Anti-Jewish comments were recorded in the public arena not only in discussions of matters in which Jewish people had a particular interest but also on matters such as the change of Prime Minister by Australian Labor Party parliamentarians, US foreign policy, immigration legislation, intercommunal conflict not involving Jews in any identifiable manner, and even internal Christian schisms.
More partisan individuals in Australia involved in arguing against Israel’s real or perceived actions and in extreme circumstances its existence, employed double standards, demonisation and distortions to such a degree that it is not illegitimate to postulate that they were, to some extent, motivated by and/or fuelling antisemitsm. That said, the overwhelming majority of public comments on Israel’s actions did not cross the line from vigorous criticism to anti-Jewish racism.
Some of the antisemitism resulted from religious teaching or study of post-Judaic monotheisms. Some was more directly connected to a “racial” bigotry, for whom Jews either have innate qualities which would make them existential enemies or for whom Jews are allocated inferior status. Anti-Jewish prejudice considered normative in some other cultures has been brought to Australia by immigrants and can exist for many years within sub-cultures.
Antisemitism emanating from Islamic sources in Australia has been a topic of public discussion for a number of years. Particular concern has been expressed at the negative impact of material from a variety of overseas sources which has as its thesis an eternal enmity of Muslims towards Jews. A number of individuals in Australia in the period in review faced court on charges relating to involvement in planning or supporting terrorism. A theme identified across many of these cases was a belief that malevolent Jewish influences needed to be fought by all means available to achieve religious goals.

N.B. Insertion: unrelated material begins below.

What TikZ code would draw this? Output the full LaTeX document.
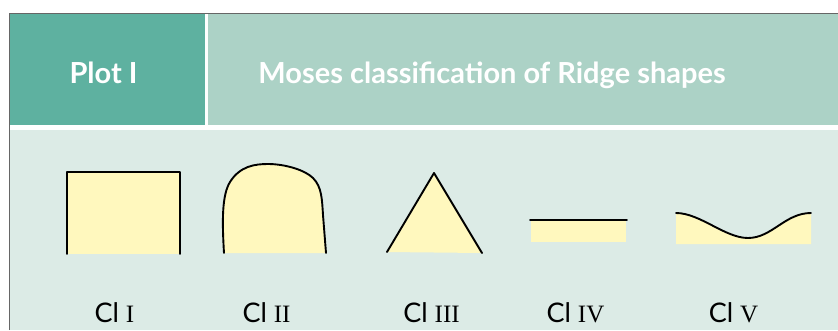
\documentclass[tikz,border=0pt]{standalone}
\usepackage{fontspec}
\setmainfont{Liberation Serif}
\setsansfont{Lato}
\definecolor{hdrdark}{HTML}{5EB1A0}
\definecolor{hdrmid}{HTML}{ACD2C6}
\definecolor{bodybg}{HTML}{DCEBE6}
\definecolor{shapefill}{HTML}{FFF8BE}
\definecolor{framegray}{HTML}{666666}
\begin{document}
\begin{tikzpicture}[x=1pt,y=-1pt,
  hdr/.style={font=\sffamily\bfseries\fontsize{29}{32}\selectfont, text=white, anchor=base, inner sep=0pt},
  lab/.style={font=\sffamily\fontsize{27}{30}\selectfont, text=black, anchor=base, inner sep=0pt},
  outline/.style={line width=1.9pt, line join=round, line cap=round},
  shfill/.style={fill=shapefill}]
\useasboundingbox (0,0) rectangle (838,330);
\fill[white] (0,0) rectangle (838,330);
% header and body
\fill[hdrdark] (9,13) rectangle (205,125);
\fill[hdrmid] (208,13) rectangle (838,125);
\fill[bodybg] (9,130) rectangle (838,330);
\draw[framegray, line width=1pt] (9,330) -- (9,13) -- (838,13);
\node[hdr] (plot) at (103.5,83) {Plot I};
\node[hdr] (title) at (492,83) {Moses classification of Ridge shapes};
% shape 1: square
\fill[shfill] (67,254) rectangle (180,172);
\draw[outline] (67,254) -- (67,172) -- (180,172) -- (180,254);
% shape 2: rounded
\fill[shfill] (224,253) .. controls (222,220) and (222,195) .. (230,182)
  .. controls (240,166) and (255,164) .. (268,164)
  .. controls (285,164) and (305,170) .. (313,178)
  .. controls (322,187) and (322,200) .. (323,215) -- (326,253) -- cycle;
\draw[outline] (224,253) .. controls (222,220) and (222,195) .. (230,182)
  .. controls (240,166) and (255,164) .. (268,164)
  .. controls (285,164) and (305,170) .. (313,178)
  .. controls (322,187) and (322,200) .. (323,215) -- (326,253);
% shape 3: triangle
\fill[shfill] (387,252) -- (434,173) -- (482,253) -- cycle;
\draw[outline] (387,252) -- (434,173) -- (482,253);
% shape 4: flat
\fill[shfill] (531,220) rectangle (626,242);
\draw[outline] (530,220) -- (627,220);
% shape 5: wave
\fill[shfill] (676,213) .. controls (700,213) and (725,238) .. (748,238)
  .. controls (772,238) and (785,213) .. (811,213) -- (811,244) -- (676,244) -- cycle;
\draw[outline] (676,213) .. controls (700,213) and (725,238) .. (748,238)
  .. controls (772,238) and (785,213) .. (811,213);
% labels
\node[lab] (c1) at (114.5,322) {Cl \rmfamily\fontsize{25}{30}\selectfont I};
\node[lab] (c2) at (266.5,322) {Cl \rmfamily\fontsize{25}{30}\selectfont II};
\node[lab] (c3) at (431.5,322) {Cl \rmfamily\fontsize{25}{30}\selectfont III};
\node[lab] (c4) at (575.5,322) {Cl \rmfamily\fontsize{25}{30}\selectfont IV};
\node[lab] (c5) at (733.5,322) {Cl \rmfamily\fontsize{25}{30}\selectfont V};
\end{tikzpicture}
\end{document}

It is sad that, as more of the communication media moves to online platforms, there is more space available for malicious individuals, and while there is little indication that the number of antisemites is increasing, there appears to be no question but that the reach of their voices is now magnified.
The effect of antisemitism on the quality of life of individual members of the Australian Jewish community who have been targeted should never be minimised. The psychological impact on those affected directly by harassment and intimidation can be serious, particularly as many of the threats have been directed against individual Jewish Australians in their homes, including survivors of the Holocaust. Meanwhile, the quality of life of all who live in societies in which they occur is threatened and diminished.